### Data rows
╭──

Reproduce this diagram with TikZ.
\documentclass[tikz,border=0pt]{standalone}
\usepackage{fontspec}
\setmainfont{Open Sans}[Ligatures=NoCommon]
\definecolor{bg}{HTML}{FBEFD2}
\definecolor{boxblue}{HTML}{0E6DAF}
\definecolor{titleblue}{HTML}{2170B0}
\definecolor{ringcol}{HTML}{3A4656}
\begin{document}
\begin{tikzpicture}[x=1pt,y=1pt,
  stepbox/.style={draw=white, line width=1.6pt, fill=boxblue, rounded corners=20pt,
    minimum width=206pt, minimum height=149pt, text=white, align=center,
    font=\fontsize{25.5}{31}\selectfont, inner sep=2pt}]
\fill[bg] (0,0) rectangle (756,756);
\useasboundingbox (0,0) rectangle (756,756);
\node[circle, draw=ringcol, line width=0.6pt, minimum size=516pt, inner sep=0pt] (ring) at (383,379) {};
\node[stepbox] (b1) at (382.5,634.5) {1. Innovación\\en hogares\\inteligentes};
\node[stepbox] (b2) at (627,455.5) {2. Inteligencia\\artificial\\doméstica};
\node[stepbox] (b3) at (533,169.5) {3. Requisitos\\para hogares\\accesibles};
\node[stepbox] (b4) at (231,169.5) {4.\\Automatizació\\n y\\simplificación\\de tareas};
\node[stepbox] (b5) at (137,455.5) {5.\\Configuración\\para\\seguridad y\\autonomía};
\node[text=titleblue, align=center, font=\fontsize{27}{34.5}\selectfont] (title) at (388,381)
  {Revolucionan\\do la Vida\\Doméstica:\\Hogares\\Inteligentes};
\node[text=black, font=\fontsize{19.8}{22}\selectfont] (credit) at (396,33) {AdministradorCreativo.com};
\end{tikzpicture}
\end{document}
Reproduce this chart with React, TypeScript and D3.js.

╰──

### Exercise instructions
Restate the whole listing exactly.

### Reply
Reproduce this diagram with TikZ.
\documentclass[tikz,border=0pt]{standalone}
\usepackage{fontspec}
\setmainfont{Open Sans}[Ligatures=NoCommon]
\definecolor{bg}{HTML}{FBEFD2}
\definecolor{boxblue}{HTML}{0E6DAF}
\definecolor{titleblue}{HTML}{2170B0}
\definecolor{ringcol}{HTML}{3A4656}
\begin{document}
\begin{tikzpicture}[x=1pt,y=1pt,
  stepbox/.style={draw=white, line width=1.6pt, fill=boxblue, rounded corners=20pt,
    minimum width=206pt, minimum height=149pt, text=white, align=center,
    font=\fontsize{25.5}{31}\selectfont, inner sep=2pt}]
\fill[bg] (0,0) rectangle (756,756);
\useasboundingbox (0,0) rectangle (756,756);
\node[circle, draw=ringcol, line width=0.6pt, minimum size=516pt, inner sep=0pt] (ring) at (383,379) {};
\node[stepbox] (b1) at (382.5,634.5) {1. Innovación\\en hogares\\inteligentes};
\node[stepbox] (b2) at (627,455.5) {2. Inteligencia\\artificial\\doméstica};
\node[stepbox] (b3) at (533,169.5) {3. Requisitos\\para hogares\\accesibles};
\node[stepbox] (b4) at (231,169.5) {4.\\Automatizació\\n y\\simplificación\\de tareas};
\node[stepbox] (b5) at (137,455.5) {5.\\Configuración\\para\\seguridad y\\autonomía};
\node[text=titleblue, align=center, font=\fontsize{27}{34.5}\selectfont] (title) at (388,381)
  {Revolucionan\\do la Vida\\Doméstica:\\Hogares\\Inteligentes};
\node[text=black, font=\fontsize{19.8}{22}\selectfont] (credit) at (396,33) {AdministradorCreativo.com};
\end{tikzpicture}
\end{document}
Reproduce this chart with React, TypeScript and D3.js.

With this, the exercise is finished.